My feed
Premium

Please
or
to access all these features

AIBU?

To think a scatterbrain can become organised?

58 replies

apachepony · 11/05/2014 11:19

I am a bit scatty, messy and disorganised. It really affects my work performance, I haven't done very well in work recently but have just landed an exciting challenging new job. But I'm scared to accept it because I'm going to fail again unless I seriously get more organised, and work harder and more efficiently. Aibu to think that if I read up on time management and organisation, pick up some tips and train myself really hard to follow them, that I can become organised and efficient? Or am I just fooling myself? Has anyone any success in transforming themselves from scatty to organised?

OP posts:
Report
Slutbucket · 11/05/2014 11:24

This is where outlook and it can really help.

Report
Auntimatter · 11/05/2014 11:32

I'm pretty organised by nature but don't see why someone shouldn't learn to be: is not rocket science.

Keep a list and write stuff down, including deadlines, immediately.
Put them into Outlook with reminders set I advance of the deadline.
Prioritise.
Have a plan of what you are going to do next/today/this week - but be prepared to revise it (maybe a lot) as things come up.

All pretty straightforward, but it does take self-discipline and that may come hard if you aren't used to it.

What in particular do you have difficulty with? Deadlines? Forgetting to do stuff? If you can work out what it is you do and find a new way to do it, that can be your new habit.

Don't try to change yourself entirely, though, or you will be overwhelmed and not succeed; gradual but sustainable changes are longer-lasting.

Report
siblingrevelryagain · 11/05/2014 11:39

Me!

Am naturally disorganised but I learnt to be very organised at work and with the children (uniforms/lunches/parties etc). I'm actually very good when I need to be, but as it's not natural I like a bit of chaos at the weekend, when things aren't particularly routine or planned/organised!

Report
MomOfTwoGirls2 · 11/05/2014 11:47

Me also.
I'm also naturally unorganised, but am reasonably organised at work.

Lists and discipline!

Report
lottiegarbanzo · 11/05/2014 11:47

Yes you can. It will be hard work and it will feel hard - and you'll know that when you slip back into feeling comfortable, you're not doing it right. To start with anyway. After a while the new approach will allow you to feel comfortable and get things done - and know you are getting them done.
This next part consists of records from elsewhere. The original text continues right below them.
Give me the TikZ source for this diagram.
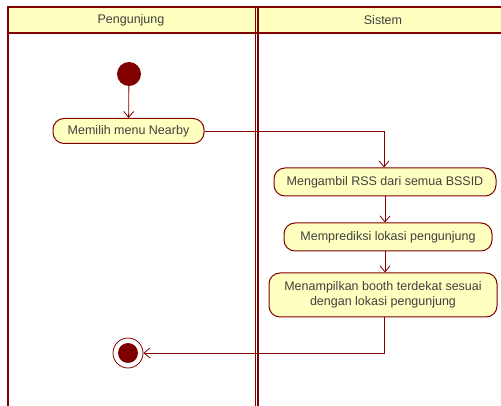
\documentclass[tikz,border=0pt]{standalone}
\usepackage{fontspec}
\setmainfont{Liberation Sans}
\usetikzlibrary{arrows.meta}
\definecolor{umlred}{HTML}{800000}
\definecolor{umlfill}{HTML}{FFFFC0}
\definecolor{umltext}{HTML}{404040}
\tikzset{
  lane/.style={draw=umlred, line width=2pt},
  action/.style={draw=umlred, fill=umlfill, rounded corners=11pt, line width=1pt,
    text=umltext, font=\fontsize{12.5}{14.5}\selectfont, align=center, inner sep=0pt},
  flow/.style={draw=umlred, line width=0.8pt, -{Straight Barb[length=6pt,width=10pt]}},
}
\begin{document}
\begin{tikzpicture}[x=1pt,y=-1pt]
\useasboundingbox (0,0) rectangle (501,406);
% swimlane headers
\fill[umlfill] (8,7) rectangle (501,33);
\draw[lane] (8,406) -- (8,7) -- (501,7);
\draw[lane] (8,33) -- (501,33);
\draw[umlred, line width=1.5pt] (255.3,7) -- (255.3,406);
\draw[umlred, line width=1.5pt] (257.8,7) -- (257.8,406);
\node[text=umltext, font=\fontsize{12.5}{14}\selectfont] (h1) at (131,20) {Pengunjung};
\node[text=umltext, font=\fontsize{12.5}{14}\selectfont] (h2) at (383,20) {Sistem};
% start and end
\node[circle, fill=umlred, minimum size=24pt, inner sep=0pt] (start) at (129,74) {};
\node[circle, draw=umlred, line width=0.8pt, fill=white, minimum size=30pt, inner sep=0pt] (stop) at (128,353) {};
\node[circle, fill=umlred, minimum size=20pt, inner sep=0pt] at (stop) {};
% actions
\node[action, minimum width=151pt, minimum height=25pt] (a1) at (128.5,131) {Memilih menu Nearby};
\node[action, minimum width=222pt, minimum height=28pt] (a2) at (385,182) {Mengambil RSS dari semua BSSID};
\node[action, minimum width=208pt, minimum height=28pt] (a3) at (388,237) {Memprediksi lokasi pengunjung};
\node[action, minimum width=228pt, minimum height=44pt] (a4) at (383,295) {Menampilkan booth terdekat sesuai\\dengan lokasi pengunjung};
% flows
\draw[flow] (start) -- (a1);
\draw[flow] (a1.east) -| (a2.north -| 384,0);
\coordinate (turn) at (384,353);
\draw[flow] (a2) -- (a3.north -| a2);
\draw[flow] (a3.south -| a2) -- (a4.north -| a2);
\draw[flow] (a4.south -| turn) -- (turn) -- (stop);
\end{tikzpicture}
\end{document}
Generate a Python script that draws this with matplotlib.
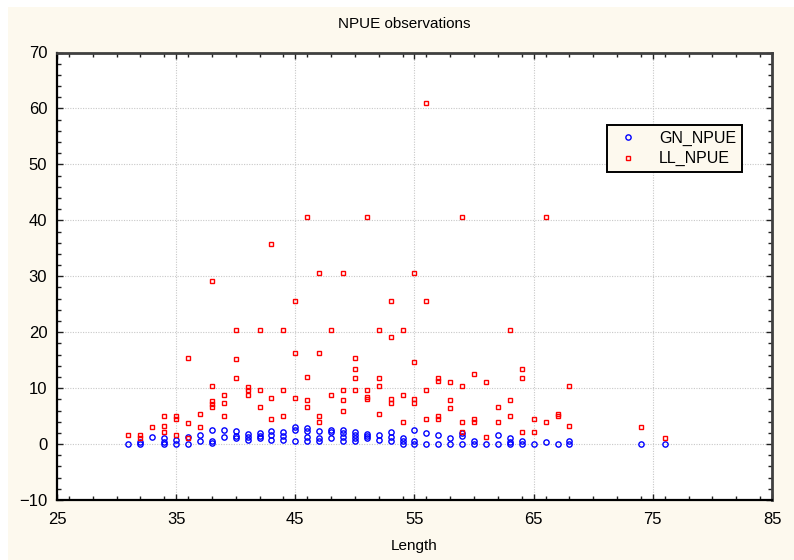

First, recognise that people who are 'naturally organised' are like that because they've adopted systems and techniques that work. The idea of doing that came naturally but they do have techniques, it's not magic.

For example, I know people who lose their keys. Why? How? My keys are either in my hand or in my handbag, in the right pocket. Always. Returning them to my bag is the first thing I do, every time.

A former colleague wrote to do lists, then tackled the difficult, unpleasant things first. Brilliant.

Work out what your issues are: procrastination? Underestimating how long things take? Getting diverted by things you enjoy and ignoring harder things? Not recognising how long you have available to do each thing, so the need to do a 'good enough' job, or delegate, or say that something will not happen to a certain deadline? Poor planning, so you can't see when tasks need to happen? Poor project planning, so you don't break things down and hit the milestones, seeing it as all or nothing instead?

Report
apachepony · 11/05/2014 11:55

I think, having read a bit over the last few day, one of my main problems is procrastination - putting difficult tasks off, getting distracted by the internet, getting a coffee. Just inability to concentrate! Also a bit messy. It will be hard to sort this out but I'm hoping if I just train myself over and over I can get myself into good habits. I think I have more potential than I show - well I keep on talking myself into really good jobs and disappointing when I'm there. This time I don't want to disappoint...your tips and thoughts are really helpful

OP posts:
Report
slightlyglitterstained · 11/05/2014 12:02

If just sitting down and focusing is the problem, you could try the pomodoro approach.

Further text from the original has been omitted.